For Immediate Release
Chicago, IL - October 22, 2015 - Zacks Director of Research Sheraz Mian says, "Looking at Q3 as a whole, total earnings for the S&P 500 index are expected to be down -4.0% from the same period last year on -5.1% decline in revenues."
The following is an excerpt from this week's Earnings Trends article. To read the full article, please click here .
3 Takeaways from Q3 Earnings Season
We are in the thick of the Q3 earnings season, with results more than a fifth of the S&P 500 members already out. No major surprises in the results thus far, with revenue gains hard to come by due to the combined effect of the strong U.S. dollar and global growth challenges.
Including this morning's reports, we now have Q3 results from 105 S&P 500 members that combined account for 27.5% of the index's total market capitalization. Total earnings for these 105 index members are up +0.4% from the same period last year on -1.7% lower revenues, with 69.5% beating EPS estimates and 45.7% coming ahead of top-line expectations. Looking at Q3 as a whole, total earnings for the S&P 500 index are expected to be down -4.0% from the same period last year on -5.1% decline in revenues. This would follow the -2.1% decline in earnings on -6.4% lower revenues in the preceding quarter.
Here are the three takeaways from the results thus far:
First , lack of growth remains the most notable metric at this stage, with aggregate earnings growth effectively flat (up only +0.4%) for the results thus far and in the negative when we look at the quarter as a whole. In fact, earnings growth thus far would be in the negative as well once the easy comparisons for Bank of America ( BAC ) are excluded from the numbers.

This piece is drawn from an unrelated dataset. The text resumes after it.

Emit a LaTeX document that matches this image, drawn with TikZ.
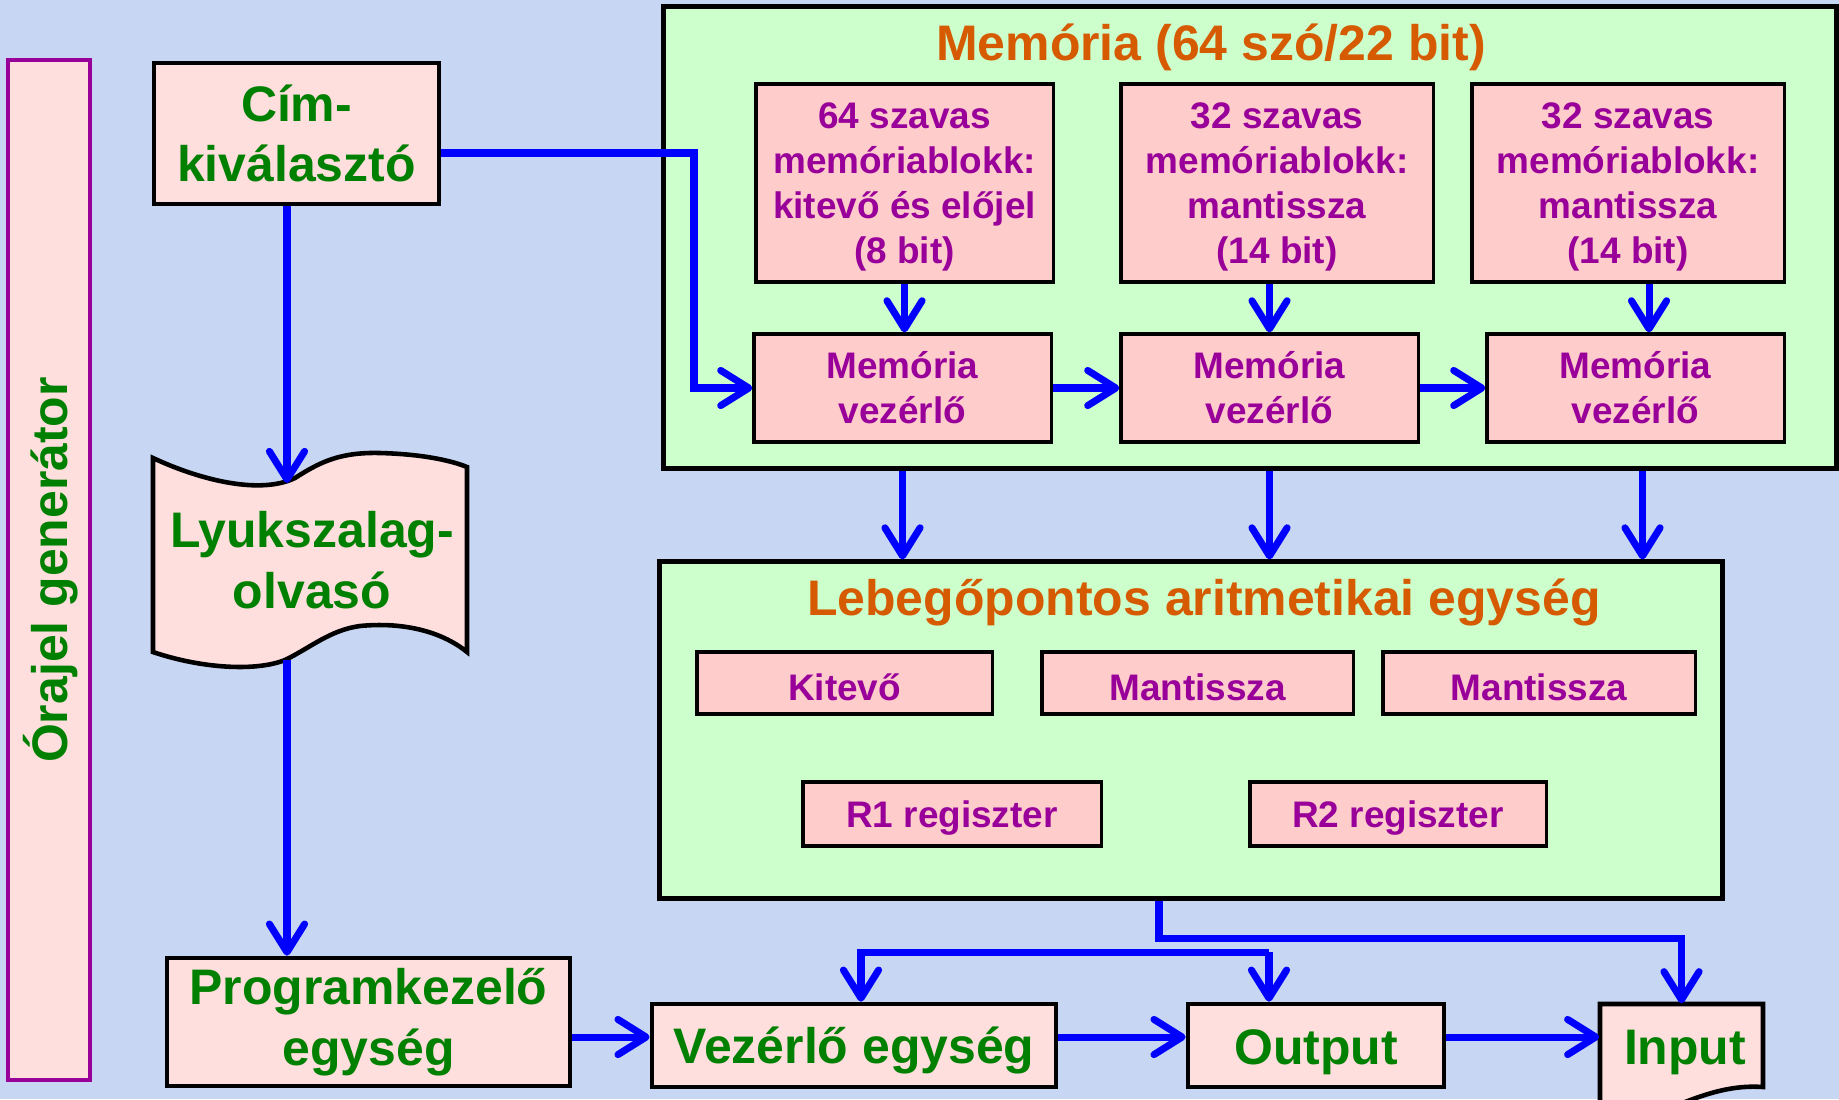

The second notable thing about the Q3 earnings season is the widespread revenue weakness. Not only is revenue growth non-existent (down -1.7% at this stage), but few companies are able to come out with positive revenue surprises despite the very low levels to which estimates had come down as result of the well-known global growth and unfavorable currency issues. This was a big issue the last earnings season as well, but analysts seem to have failed to make adequate adjustments to their models and estimates for Q3 either, resulting in widespread top-line misses across all sectors.
Earnings revenue beat ratios are tracking below what we saw from the same group of 105 S&P 500 members in other recent quarters. But the shortfall in revenue surprises is particularly notable.
Third , estimates for the current period have sharply started coming down in recent days, with total earnings for the S&P 500 index currently expected to be down -5.6% from the same period last year. This will be the third back-to-back quarter of declining earnings for the S&P 500 index.
Total earnings for the S&P 500 index are effectively flat this year, but are expected to be up strong next year. It is reasonable to be skeptical of next year's optimistic looking expectations given how the 2015 estimates evaporated in front of our eyes over the last two quarters. Maybe it will be different this time, but judging from what we have heard from management teams on the Q3 earnings calls in recent days, it is more than reasonable to be skeptical of these growth expectations for the outer periods.